- GOAL OF THE EXERCISE
Reproduce the listing word for word. Skip any image.

* START *

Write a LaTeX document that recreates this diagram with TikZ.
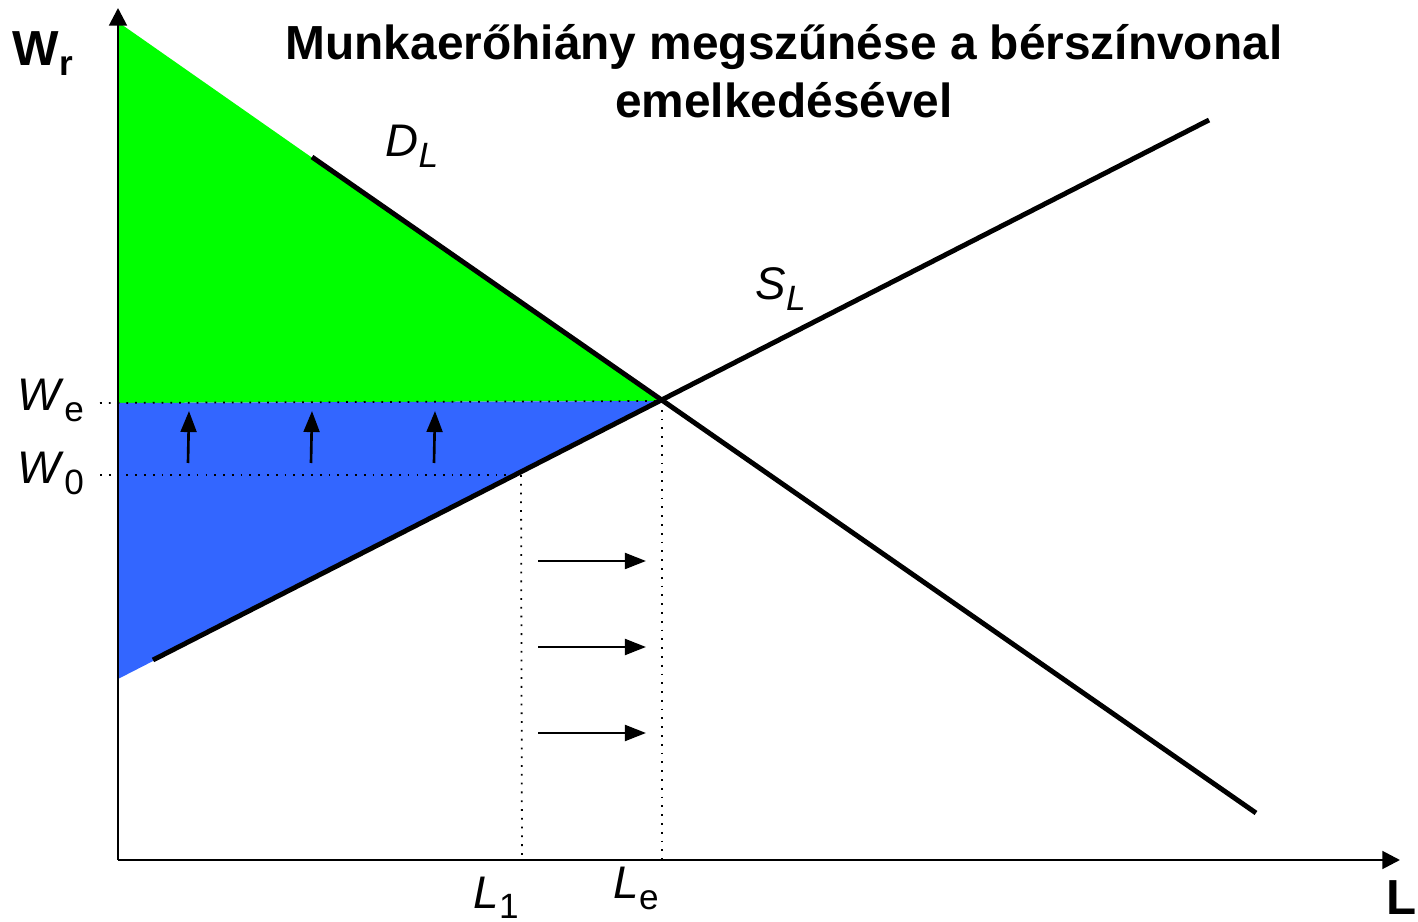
\documentclass[tikz,border=0pt]{standalone}
\usepackage{fontspec}
\setmainfont{Liberation Sans}
\usetikzlibrary{arrows.meta}
\definecolor{grn}{HTML}{00FF00}
\definecolor{blu}{HTML}{3366FF}
\newcommand{\lsub}[1]{\raisebox{-0.45ex}{\fontsize{10}{10}\selectfont #1}}
\begin{document}
\begin{tikzpicture}[x=0.01cm,y=-0.01cm,
  curve/.style={line width=1.4pt},
  axis/.style={line width=0.8pt,-{Triangle[length=5pt,width=5pt]}},
  guide/.style={line width=0.5pt,dotted},
  small/.style={line width=0.75pt,-{Triangle[length=6pt,width=4.5pt]}},
  lab/.style={font=\fontsize{13}{16}\selectfont,inner sep=0pt},
  blab/.style={font=\fontsize{14}{16}\selectfont\bfseries,inner sep=0pt},
  ttl/.style={font=\fontsize{13.6}{16.5}\selectfont\bfseries,align=center,inner sep=0pt}]
\useasboundingbox (0,0) rectangle (1418,922);
% coordinates
\coordinate (O) at (118,860);
\coordinate (Ytop) at (118,8);
\coordinate (Xend) at (1400,860);
\coordinate (E) at (660,401);
\coordinate (Dtop) at (118,22);
\coordinate (Sbot) at (118,679);
\coordinate (WeL) at (100,403);
\coordinate (WeA) at (118,403);
\coordinate (W0L) at (100,475);
\coordinate (W0S) at (521,475);
\coordinate (L1b) at (522,860);
\coordinate (Leb) at (662,860);
\coordinate (Le0) at (662,401);
\coordinate (D1) at (312,157);
\coordinate (D2) at (1256,813);
\coordinate (S1) at (153,660);
\coordinate (S2) at (1209,120);
% fills
\fill[grn] (Dtop) -- (E) -- (WeA) -- cycle;
\fill[blu] (WeA) -- (E) -- (Sbot) -- cycle;
% guides
\draw[guide] (WeL) -- (E);
\draw[guide] (W0L) -- (W0S);
\draw[guide] (W0S) -- (L1b);
\draw[guide] (Le0) -- (Leb);
% axes
\draw[axis] (O) -- (Ytop);
\draw[axis] (O) -- (Xend);
% curves
\draw[curve] (D1) -- (D2);
\draw[curve] (S1) -- (S2);
% small arrows
\foreach \i/\x in {1/188,2/311,3/434}{
  \coordinate (ua\i) at (\x,463);
  \coordinate (ub\i) at (\x+1,411);
  \draw[small] (ua\i) -- (ub\i);
}
\foreach \i/\y in {1/561,2/647,3/733}{
  \coordinate (ra\i) at (538,\y);
  \coordinate (rb\i) at (646,\y);
  \draw[small] (ra\i) -- (rb\i);
}
% labels
\node[blab,anchor=base west] (wr) at (12,66) {W\raisebox{-0.35ex}{\fontsize{10}{10}\selectfont\bfseries r}};
\node[lab,anchor=base west] (we) at (17,411) {\textit{W}\lsub{e}};
\node[lab,anchor=base west] (w0) at (17,484) {\textit{W}\lsub{0}};
\node[lab,anchor=base west] (l1) at (473,908) {\textit{L}\lsub{1}};
\node[lab,anchor=base west] (le) at (613,899) {\textit{L}\lsub{e}};
\node[blab,anchor=base west] (lL) at (1386,914) {L};
\node[lab,anchor=base west] (dl) at (385,157) {\textit{D}\lsub{\textit{L}}};
\node[lab,anchor=base west] (sl) at (755,300) {\textit{S}\lsub{\textit{L}}};
\node[ttl] (title) at (784,71) {Munkaerőhiány megszűnése a bérszínvonal\\emelkedésével};
\end{tikzpicture}
\end{document}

* END *

- CORRECT RESPONSE
Write a LaTeX document that recreates this diagram with TikZ.
\documentclass[tikz,border=0pt]{standalone}
\usepackage{fontspec}
\setmainfont{Liberation Sans}
\usetikzlibrary{arrows.meta}
\definecolor{grn}{HTML}{00FF00}
\definecolor{blu}{HTML}{3366FF}
\newcommand{\lsub}[1]{\raisebox{-0.45ex}{\fontsize{10}{10}\selectfont #1}}
\begin{document}
\begin{tikzpicture}[x=0.01cm,y=-0.01cm,
  curve/.style={line width=1.4pt},
  axis/.style={line width=0.8pt,-{Triangle[length=5pt,width=5pt]}},
  guide/.style={line width=0.5pt,dotted},
  small/.style={line width=0.75pt,-{Triangle[length=6pt,width=4.5pt]}},
  lab/.style={font=\fontsize{13}{16}\selectfont,inner sep=0pt},
  blab/.style={font=\fontsize{14}{16}\selectfont\bfseries,inner sep=0pt},
  ttl/.style={font=\fontsize{13.6}{16.5}\selectfont\bfseries,align=center,inner sep=0pt}]
\useasboundingbox (0,0) rectangle (1418,922);
% coordinates
\coordinate (O) at (118,860);
\coordinate (Ytop) at (118,8);
\coordinate (Xend) at (1400,860);
\coordinate (E) at (660,401);
\coordinate (Dtop) at (118,22);
\coordinate (Sbot) at (118,679);
\coordinate (WeL) at (100,403);
\coordinate (WeA) at (118,403);
\coordinate (W0L) at (100,475);
\coordinate (W0S) at (521,475);
\coordinate (L1b) at (522,860);
\coordinate (Leb) at (662,860);
\coordinate (Le0) at (662,401);
\coordinate (D1) at (312,157);
\coordinate (D2) at (1256,813);
\coordinate (S1) at (153,660);
\coordinate (S2) at (1209,120);
% fills
\fill[grn] (Dtop) -- (E) -- (WeA) -- cycle;
\fill[blu] (WeA) -- (E) -- (Sbot) -- cycle;
% guides
\draw[guide] (WeL) -- (E);
\draw[guide] (W0L) -- (W0S);
\draw[guide] (W0S) -- (L1b);
\draw[guide] (Le0) -- (Leb);
% axes
\draw[axis] (O) -- (Ytop);
\draw[axis] (O) -- (Xend);
% curves
\draw[curve] (D1) -- (D2);
\draw[curve] (S1) -- (S2);
% small arrows
\foreach \i/\x in {1/188,2/311,3/434}{
  \coordinate (ua\i) at (\x,463);
  \coordinate (ub\i) at (\x+1,411);
  \draw[small] (ua\i) -- (ub\i);
}
\foreach \i/\y in {1/561,2/647,3/733}{
  \coordinate (ra\i) at (538,\y);
  \coordinate (rb\i) at (646,\y);
  \draw[small] (ra\i) -- (rb\i);
}
% labels
\node[blab,anchor=base west] (wr) at (12,66) {W\raisebox{-0.35ex}{\fontsize{10}{10}\selectfont\bfseries r}};
\node[lab,anchor=base west] (we) at (17,411) {\textit{W}\lsub{e}};
\node[lab,anchor=base west] (w0) at (17,484) {\textit{W}\lsub{0}};
\node[lab,anchor=base west] (l1) at (473,908) {\textit{L}\lsub{1}};
\node[lab,anchor=base west] (le) at (613,899) {\textit{L}\lsub{e}};
\node[blab,anchor=base west] (lL) at (1386,914) {L};
\node[lab,anchor=base west] (dl) at (385,157) {\textit{D}\lsub{\textit{L}}};
\node[lab,anchor=base west] (sl) at (755,300) {\textit{S}\lsub{\textit{L}}};
\node[ttl] (title) at (784,71) {Munkaerőhiány megszűnése a bérszínvonal\\emelkedésével};
\end{tikzpicture}
\end{document}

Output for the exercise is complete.